Gerhard heiratete die Pralinenverkäuferin Johanna aus Pirna. Sie zog nach Berggießhübel, sie hatten drei Kinder, die Bäckerei war verpachtet. Aus dem Krieg kam Gerhard nicht zurück. Johanna führte das Café bis 1973, dann folgte bis nach der Wende die Tante von Heidemarie Wolf, bis das Haus verkauft wurde. Günter, der Sohn von Johanna und Gerhard, war Bäcker und führte ab etwa 1960 die Bäckerei.

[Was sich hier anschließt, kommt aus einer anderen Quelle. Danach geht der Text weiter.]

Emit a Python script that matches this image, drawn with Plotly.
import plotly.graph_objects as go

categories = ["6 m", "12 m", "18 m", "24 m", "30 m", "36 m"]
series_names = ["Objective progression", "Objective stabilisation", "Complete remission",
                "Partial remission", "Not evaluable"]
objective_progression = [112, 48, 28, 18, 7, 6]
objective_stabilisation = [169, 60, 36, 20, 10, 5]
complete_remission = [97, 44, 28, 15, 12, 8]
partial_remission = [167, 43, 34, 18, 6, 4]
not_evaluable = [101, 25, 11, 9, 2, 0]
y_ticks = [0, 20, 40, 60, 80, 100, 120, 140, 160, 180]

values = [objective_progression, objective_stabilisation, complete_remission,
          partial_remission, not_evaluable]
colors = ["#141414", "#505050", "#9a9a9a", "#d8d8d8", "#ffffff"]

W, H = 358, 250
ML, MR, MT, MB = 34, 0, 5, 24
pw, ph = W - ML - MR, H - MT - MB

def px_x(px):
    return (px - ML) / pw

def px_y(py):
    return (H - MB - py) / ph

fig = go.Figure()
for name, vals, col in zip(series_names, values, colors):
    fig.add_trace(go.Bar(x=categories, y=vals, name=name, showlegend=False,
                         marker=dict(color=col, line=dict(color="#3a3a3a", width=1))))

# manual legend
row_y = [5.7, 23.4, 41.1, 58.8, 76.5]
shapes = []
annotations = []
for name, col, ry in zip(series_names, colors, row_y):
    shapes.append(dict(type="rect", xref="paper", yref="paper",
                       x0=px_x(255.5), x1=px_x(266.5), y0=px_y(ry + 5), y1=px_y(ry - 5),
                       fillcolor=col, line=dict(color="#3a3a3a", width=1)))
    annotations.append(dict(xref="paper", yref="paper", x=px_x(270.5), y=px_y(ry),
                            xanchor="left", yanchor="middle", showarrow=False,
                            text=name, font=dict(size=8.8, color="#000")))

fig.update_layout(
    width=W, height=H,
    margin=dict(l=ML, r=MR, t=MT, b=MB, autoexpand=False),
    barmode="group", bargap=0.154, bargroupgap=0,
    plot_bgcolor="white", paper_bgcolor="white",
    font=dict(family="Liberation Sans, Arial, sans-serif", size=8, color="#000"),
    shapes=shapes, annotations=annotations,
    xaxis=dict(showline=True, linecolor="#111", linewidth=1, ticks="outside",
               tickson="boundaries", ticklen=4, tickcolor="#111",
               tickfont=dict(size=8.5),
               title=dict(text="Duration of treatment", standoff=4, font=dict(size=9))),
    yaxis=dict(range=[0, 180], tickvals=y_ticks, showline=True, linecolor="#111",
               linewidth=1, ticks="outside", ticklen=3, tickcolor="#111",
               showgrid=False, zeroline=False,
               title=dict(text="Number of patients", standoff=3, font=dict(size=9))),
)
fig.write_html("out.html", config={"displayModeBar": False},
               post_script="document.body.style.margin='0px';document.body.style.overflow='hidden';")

Sein Sohn hieß auch Gerhard und war bis zu seinem frühen Tod im November 2023 der Bäcker.
Das Café Kühn gibt es also seit über 85 Jahren - mit dem Zwischenintermezzo als "Café 1a" - und Café Kühn soll es auch künftig wieder sein. Das ist eine der Prämissen der Wolfs, die jetzt einen Pächter fürs Café suchen. Es selbst zu betreiben ist keine Option. "Dafür müssten wir jünger sein", sagen sie. Die Tochter ist beruflich anders verankert. Vielleicht ist die vierjährige Enkelin irgendwann die nächste Café-Generation. Doch bis dahin soll es nicht leer stehen. Die Wolfs haben oben ihre Wohnung - die Küche war das Büro des Vorbesitzers - unten ist das Café. Die ehemalige Bäckerei hat die Tochter dieses Jahr gekauft, sie wird das Zuhause ihrer Familie.

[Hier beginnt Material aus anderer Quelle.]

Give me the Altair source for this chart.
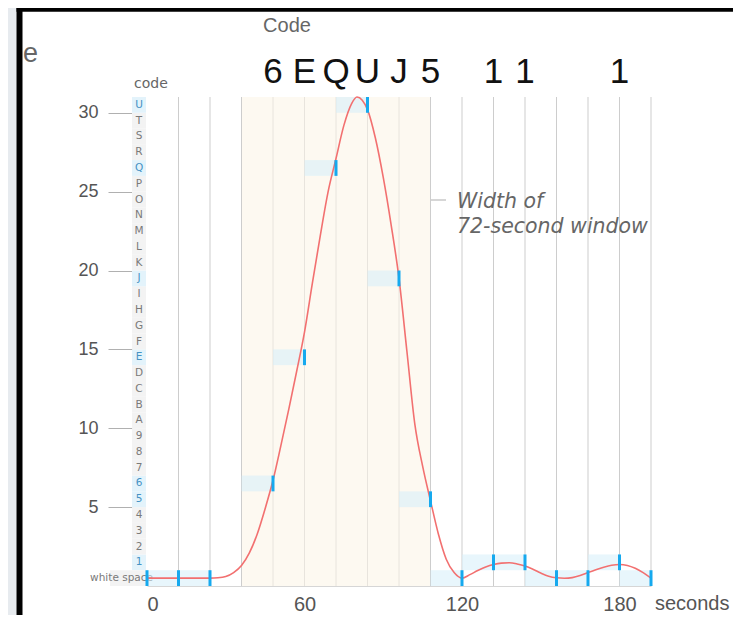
import altair as alt
import pandas as pd

# ---------------- data ----------------
code_labels = ["white space", "1", "2", "3", "4", "5", "6", "7", "8", "9",
               "A", "B", "C", "D", "E", "F", "G", "H", "I", "J", "K", "L",
               "M", "N", "O", "P", "Q", "R", "S", "T", "U"]
sample_times = [0, 12, 24, 48, 60, 72, 84, 96, 108, 120, 132, 144, 156, 168, 180, 192]
sample_codes = [0, 0, 0, 6, 14, 26, 30, 19, 5, 0, 1, 1, 0, 0, 1, 0]

curve_t = [0, 6, 12, 18, 24, 27, 30, 33, 36, 39, 42, 45, 48, 51, 54, 57, 60, 63, 66,
           69, 72, 75, 78, 80, 82, 84, 87, 90, 93, 96, 99, 102, 105, 108, 111, 114,
           117, 120, 123, 126, 129, 132, 135, 138, 141, 144, 147, 150, 153, 156, 159,
           162, 165, 168, 171, 174, 177, 180, 183, 186, 189, 192]
curve_v = [0.5, 0.5, 0.5, 0.5, 0.5, 0.52, 0.6, 0.85, 1.3, 2.1, 3.3, 4.9, 6.7, 8.9,
           11.2, 13.6, 16.1, 19.2, 22.2, 25.0, 27.1, 29.2, 30.6, 31.0, 30.8, 30.2,
           28.4, 25.9, 22.9, 19.5, 14.9, 10.3, 7.6, 5.4, 3.3, 1.7, 0.85, 0.5, 0.72,
           0.98, 1.2, 1.36, 1.45, 1.47, 1.4, 1.27, 1.06, 0.82, 0.62, 0.52, 0.49,
           0.53, 0.66, 0.85, 1.03, 1.19, 1.31, 1.36, 1.3, 1.12, 0.85, 0.5]

grid_times = [12, 24, 36, 48, 60, 72, 84, 96, 108, 120, 132, 144, 156, 168, 180, 192]
window_start = [36]
window_end = [108]
x_tick_values = [0, 60, 120, 180]
y_tick_values = [5, 10, 15, 20, 25, 30]

W, H = 504, 489

# ---------------- tables ----------------
used = set(sample_codes)
codes_df = pd.DataFrame({
    "code": list(range(len(code_labels))),
    "label": code_labels,
})
codes_df["code1"] = codes_df["code"] + 1
codes_df["mid"] = codes_df["code"] + 0.5
codes_df["used"] = codes_df["code"].isin(used)

samples_df = pd.DataFrame({"t": sample_times, "code": sample_codes})
samples_df["start"] = (samples_df["t"] - 12).clip(lower=0)
samples_df["code1"] = samples_df["code"] + 1
samples_df["label"] = [code_labels[c] for c in sample_codes]

curve_df = pd.DataFrame({"t": curve_t, "v": curve_v})
grid_df = pd.DataFrame({"t": grid_times})
grid_df["inside"] = (grid_df["t"] > window_start[0]) & (grid_df["t"] < window_end[0])
window_df = pd.DataFrame({"start": window_start, "end": window_end})
one = pd.DataFrame({"a": [0]})

xs = alt.Scale(domain=[0, 192], nice=False, zero=False)
ys = alt.Scale(domain=[0, 31], nice=False, zero=False)
x_axis = alt.Axis(values=x_tick_values, ticks=False, grid=False, domain=True,
                  domainColor="#d6d6d6", labelFontSize=20, labelColor="#555555",
                  labelFont="Liberation Sans", labelPadding=24,
                  labelBaseline="alphabetic", title=None)
y_axis = alt.Axis(values=y_tick_values, offset=15, tickSize=24, tickColor="#b0b0b0",
                  domain=False, grid=False, labelFontSize=18, labelColor="#555555",
                  labelFont="Liberation Sans", labelPadding=10, title=None)


def X(f):
    return alt.X(f, type="quantitative", scale=xs, axis=x_axis, title=None)


def Y(f):
    return alt.Y(f, type="quantitative", scale=ys, axis=y_axis, title=None)


# ---------------- layers ----------------
window_rect = alt.Chart(window_df).mark_rect(color="#fdf9f1").encode(
    x=X("start"), x2="end", y=alt.value(0), y2=alt.value(H))

grid_out = alt.Chart(grid_df[~grid_df["inside"]]).mark_rule(
    color="#cdcdcd", strokeWidth=1).encode(x=X("t"), y=alt.value(0), y2=alt.value(H))
grid_in = alt.Chart(grid_df[grid_df["inside"]]).mark_rule(
    color="#e8e4dd", strokeWidth=1).encode(x=X("t"), y=alt.value(0), y2=alt.value(H))

cells = alt.Chart(codes_df).transform_filter("datum.code > 0").mark_rect().encode(
    x=alt.value(-15), x2=alt.value(-1), y=Y("code"), y2="code1",
    color=alt.condition("datum.used", alt.value("#e3f3fb"), alt.value("#f3f3f3")))
cell0 = alt.Chart(codes_df).transform_filter("datum.code == 0").mark_rect(
    color="#f3f3f3").encode(x=alt.value(-37), x2=alt.value(-1), y=Y("code"), y2="code1")

cell_labels = alt.Chart(codes_df).transform_filter("datum.code > 0").mark_text(
    font="DejaVu Sans", fontSize=10.5, align="center", baseline="middle").encode(
    x=alt.value(-8), y=Y("mid"), text="label:N",
    color=alt.condition("datum.used", alt.value("#4592c4"), alt.value("#7a7a7a")))
cell0_label = alt.Chart(codes_df).transform_filter("datum.code == 0").mark_text(
    font="DejaVu Sans", fontSize=10.5, align="right", baseline="middle",
    color="#7a7a7a").encode(x=alt.value(6), y=Y("mid"), text="label:N")

code_title = alt.Chart(one).mark_text(
    font="DejaVu Sans", fontSize=14, align="left", baseline="alphabetic",
    color="#666666").encode(x=alt.value(-13), y=alt.value(-9), text=alt.value("code"))

sample_rects = alt.Chart(samples_df).mark_rect(color="#d6eefa", opacity=0.55).encode(
    x=X("start"), x2="t", y=Y("code"), y2="code1")

curve = alt.Chart(curve_df).mark_line(
    color="#f27070", strokeWidth=1.6, interpolate="monotone").encode(
    x=X("t"), y=Y("v"))

ticks = alt.Chart(samples_df).mark_rule(color="#16a9ee", strokeWidth=3).encode(
    x=X("t"), y=Y("code"), y2="code1")

top_codes = alt.Chart(samples_df).transform_filter("datum.code > 0").mark_text(
    font="Liberation Sans", fontSize=35, align="center", baseline="alphabetic",
    color="#111111").encode(x=X("t"), y=alt.value(-14), text="label:N")

code_head = alt.Chart(one).mark_text(
    font="Liberation Sans", fontSize=20, align="center", baseline="alphabetic",
    color="#666666").encode(x=alt.value(140), y=alt.value(-65), text=alt.value("Code"))

win_line = alt.Chart(one).mark_rule(color="#c8c8c8", strokeWidth=1.5).encode(
    x=alt.value(284), x2=alt.value(299), y=alt.value(103))
win_text1 = alt.Chart(one).mark_text(
    font="DejaVu Sans", fontSize=20.5, fontStyle="italic", align="left",
    baseline="alphabetic", color="#666666").encode(
    x=alt.value(310), y=alt.value(111), text=alt.value("Width of"))
win_text2 = alt.Chart(one).mark_text(
    font="DejaVu Sans", fontSize=20.5, fontStyle="italic", align="left",
    baseline="alphabetic", color="#666666").encode(
    x=alt.value(310), y=alt.value(136), text=alt.value("72-second window"))

seconds_text = alt.Chart(one).mark_text(
    font="Liberation Sans", fontSize=20, align="left", baseline="alphabetic",
    color="#555555").encode(x=alt.value(508), y=alt.value(513), text=alt.value("seconds"))

e_text = alt.Chart(one).mark_text(
    font="Liberation Sans", fontSize=27, align="left", baseline="alphabetic",
    color="#666666").encode(x=alt.value(-124), y=alt.value(-35), text=alt.value("e"))

left_strip = alt.Chart(one).mark_rect(color="#e7ebef").encode(
    x=alt.value(-139), x2=alt.value(-130.5), y=alt.value(-89), y2=alt.value(540))
left_band = alt.Chart(one).mark_rect(color="#000000").encode(
    x=alt.value(-130.5), x2=alt.value(-124.5), y=alt.value(-89), y2=alt.value(540))
top_band = alt.Chart(one).mark_rect(color="#000000").encode(
    x=alt.value(-130.5), x2=alt.value(590), y=alt.value(-89), y2=alt.value(-85.3))

chart = alt.layer(
    window_rect, grid_out, grid_in, cells, cell0, cell0_label, cell_labels,
    code_title, sample_rects, curve, ticks, top_codes, code_head,
    win_line, win_text1, win_text2, seconds_text, e_text,
    left_strip, left_band, top_band,
).properties(
    width=W, height=H,
    padding={"left": 139, "top": 89, "right": 82, "bottom": 29},
    autosize=alt.AutoSizeParams(type="none"),
    background="white",
).configure_view(stroke=None)

chart.save("out.html", embed_options={"renderer": "svg", "actions": False})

Das Café ist gut und vollständig eingerichtet. Zu den wertvollen Dingen gehört die Softeismaschine, die schon einige den Wolfs abkaufen wollten. Die Küche ist von der Kaffeemaschine bis zum Kaffeelöffel ausgestattet. In der Gaststube stehen Tische, Stühle und Lampen und ist Platz für etwa 50 Personen, je nachdem wie man sie einrichtet. Dazu kommt die Terrasse. Theoretisch kann jemand sofort loslegen. Wenn es erst kommendes Frühjahr wäre, wäre es Heidemarie Wolf und ihrer Familie auch recht. Druck machen sie sich selbst und den künftigen Pächtern nicht, sagen sie.

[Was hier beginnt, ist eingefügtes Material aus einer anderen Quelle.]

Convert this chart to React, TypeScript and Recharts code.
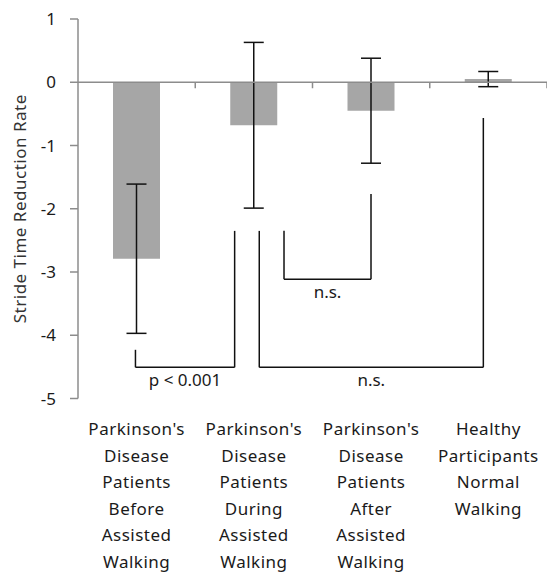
import { BarChart, Bar, XAxis, YAxis, ErrorBar, ReferenceLine } from 'recharts';

const categories = [
  "Parkinson's\nDisease\nPatients\nBefore\nAssisted\nWalking",
  "Parkinson's\nDisease\nPatients\nDuring\nAssisted\nWalking",
  "Parkinson's\nDisease\nPatients\nAfter\nAssisted\nWalking",
  "Healthy\nParticipants\nNormal\nWalking",
];
const means = [-2.79, -0.68, -0.45, 0.05];
const errors = [1.18, 1.31, 0.83, 0.12];
const yTicks = [1, 0, -1, -2, -3, -4, -5];

// significance brackets: x on the 0..4 category position scale, y in data units
const brackets = [
  { x1: 0.49, x2: 1.336, yLeft: -4.23, yRight: -2.35, yBase: -4.507, label: 'p < 0.001' },
  { x1: 1.546, x2: 3.457, yLeft: -2.35, yRight: -0.565, yBase: -4.507, label: 'n.s.' },
  { x1: 1.757, x2: 2.499, yLeft: -2.347, yRight: -1.767, yBase: -3.115, label: 'n.s.' },
];
const boundaries = [1, 2, 3, 4];

const FONT = '"Noto Sans", sans-serif';
const AXIS = '#8c8c8c';
const INK = '#1a1a1a';

// each category sits in the middle of its unit slot
const data = categories.map((name, i) => ({ name, pos: i + 0.5, mean: means[i], err: errors[i] }));
const catTicks = data.map((d) => d.pos);

function CategoryTick({ x, y, payload }: any) {
  const label = categories[Math.floor(payload.value)] ?? '';
  const lines = label.split('\n');
  return (
    <text x={x} y={y} textAnchor="middle" fontFamily={FONT} fontSize={17} fill={INK} letterSpacing={0.5}>
      {lines.map((l, i) => (
        <tspan key={i} x={x} dy={i === 0 ? 36.5 : 26.5}>{l}</tspan>
      ))}
    </text>
  );
}

export default function App() {
  return (
    <div style={{ position: 'absolute', left: 0, top: 0 }}>
      <BarChart width={547} height={572} data={data} margin={{ top: 19, right: 0, bottom: 0, left: 0 }}>
        <XAxis
          dataKey="pos"
          type="number"
          domain={[0, 4]}
          allowDataOverflow
          ticks={catTicks}
          interval={0}
          height={173.5}
          axisLine={false}
          tickLine={false}
          tickSize={0}
          tickMargin={0}
          tick={<CategoryTick />}
        />
        <YAxis
          width={78}
          domain={[-5, 1]}
          ticks={yTicks}
          interval={0}
          stroke={AXIS}
          tickSize={8}
          tickMargin={14}
          tick={{ fill: INK, fontSize: 17, fontFamily: FONT }}
          axisLine={{ stroke: AXIS, strokeWidth: 1.5 }}
          tickLine={{ stroke: AXIS, strokeWidth: 1.5 }}
          label={{
            value: 'Stride Time Reduction Rate',
            angle: -90,
            position: 'insideLeft',
            offset: 20,
            textAnchor: 'middle',
            fill: '#333',
            fontSize: 17,
            letterSpacing: 0.5,
            fontFamily: FONT,
          }}
        />
        <Bar dataKey="mean" fill="#a6a6a6" barSize={47} isAnimationActive={false}>
          <ErrorBar dataKey="err" direction="y" width={10} stroke="#111" strokeWidth={1.5} isAnimationActive={false} />
        </Bar>
        <ReferenceLine y={0} stroke={AXIS} strokeWidth={1.5} />
        {boundaries.map((b) => (
          <ReferenceLine
            key={`t${b}`}
            segment={[{ x: b, y: 0 }, { x: b, y: -0.095 }]}
            stroke={AXIS}
            strokeWidth={1.5}
            ifOverflow="visible"
          />
        ))}
        {brackets.flatMap((br, i) => [
          <ReferenceLine
            key={`l${i}`}
            segment={[{ x: br.x1, y: br.yLeft }, { x: br.x1, y: br.yBase }]}
            stroke="#111"
            strokeWidth={1.5}
          />,
          <ReferenceLine
            key={`b${i}`}
            segment={[{ x: br.x1, y: br.yBase }, { x: br.x2, y: br.yBase }]}
            stroke="#111"
            strokeWidth={1.5}
            label={{ value: br.label, position: 'bottom', offset: 7, fill: INK, fontSize: 17, fontFamily: FONT }}
          />,
          <ReferenceLine
            key={`r${i}`}
            segment={[{ x: br.x2, y: br.yBase }, { x: br.x2, y: br.yRight }]}
            stroke="#111"
            strokeWidth={1.5}
          />,
        ])}
      </BarChart>
    </div>
  );
}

Die Wolfs möchten 1.000 Euro Pacht monatlich, plus 300 Euro für Geräte, Maschinen und Technik sowie 300 Euro Betriebskosten. Inklusive ist die gesamte Ausstattung und Einrichtung. Dazu kommt die prädestinierte Lage. Die Reha-Klinik um die Ecke, die Bushaltestelle, die nach wie vor "Café Kühn" heißt, davor. Hier steigen viele Besucher aus bzw. ein, die ins Besucherbergwerk wollen bzw. davon kommen und meist noch etwas Zeit haben für einen Kaffee, aber eben kein Café finden.
Keine Chance für Pizza und Döner
Auch deshalb soll das Café Café bleiben, nicht nur vom Namen - Pizza und Döner im Angebot scheiden aus, sagt Heidemarie Wolf. Sie wünscht sich nette Leute als Betreiber, die zuverlässig sind und ein Herz für die Tradition sowie eigene Ideen haben. Berggießhübel kann das Café gut gebrauchen. Als Café, für die Geschichte und die Zukunft.